Every day, for an entire week, at any given time of the day there would be ten people working together with my husband and me, busily scrubbing every single item in our house. From early morning until late at night, my neighbors, colleagues at work, relatives and total strangers lent a hand to help us rebuild our lives. Young people, old people, religious people, non-religious people, they all came to help us. Just thinking of this amazing outpouring of chessed brings tears to my eyes. 

We used magic erasers to scrub everything in the house. Each sefer in our huge library had to be carefully cleaned. The bookshelves themselves were damaged and needed to be repaired.
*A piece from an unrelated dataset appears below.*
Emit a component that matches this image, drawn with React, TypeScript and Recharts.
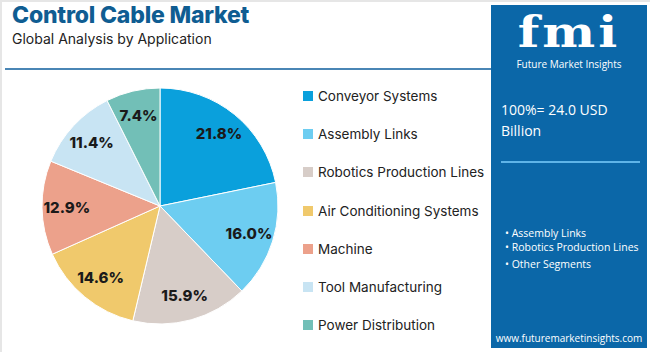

The clothes in the storage area, my children's jewelry, the school books, whatever was not completely ruined had to be thoroughly scrubbed.
It was like making Pesach, only a hundred times harder!

As we were cleaning, neighbors appeared at our doorstep with hot, nutritious meals, nosh and delicious homemade cakes to keep us going. Someone brought over a tape recorder and tapes, so we even had music to accompany our work.

Even after we finished cleaning, we had to move all the furniture outdoors and bring in a cleaning company that specializes in cleaning up after fires, to completely rid the house of the soot and the all-pervading smell. They used special machines to scrub the walls and lots of bleach to complete the cleaning process. Once the house was spotless we brought in a worker who spent an entire week painting and repainting the walls. He worked each night until after midnight so that we'd be able to return to our own home as soon as possible!

I cannot thank Hashem enough for all of His chassadim. I believe what my father constantly reminds me, that one never loses from helping another Jew. I was zocheh to see Yidden at their best. This tremendous outpouring of chessed was certainly to Am Yisrael's zechus.

During those very difficult weeks that we were without our home, I wrote a list of all the people who came to help us. Once we were back in our own apartment, we wanted to express our appreciation to all the people who went out of their way to assist us in our time of need. So my children and I started baking cakes and making homemade chocolates. Every Friday my children help me decorate the cakes and wrap the chocolates and then my husband and I personally deliver them, l'kavod Shabbos kodesh, to the families who had helped us. We include a personal thank you note saying, "This is all thanks to YOU," with "before" and "after" pictures of our apartment, so they can see the results of their hard work.

Tears spring to my eyes whenever I think of those days without a home, only now I cry because I am overwhelmed at how wonderful people are, and how much we have to be thankful for.

Baruch Hashem, we're in our own home and yes, when we go away for Shabbos, we let our neighbors use our apartment. Now, however, we ask everyone to please light Shabbos candles in a safe place, and certainly not in the bedroom.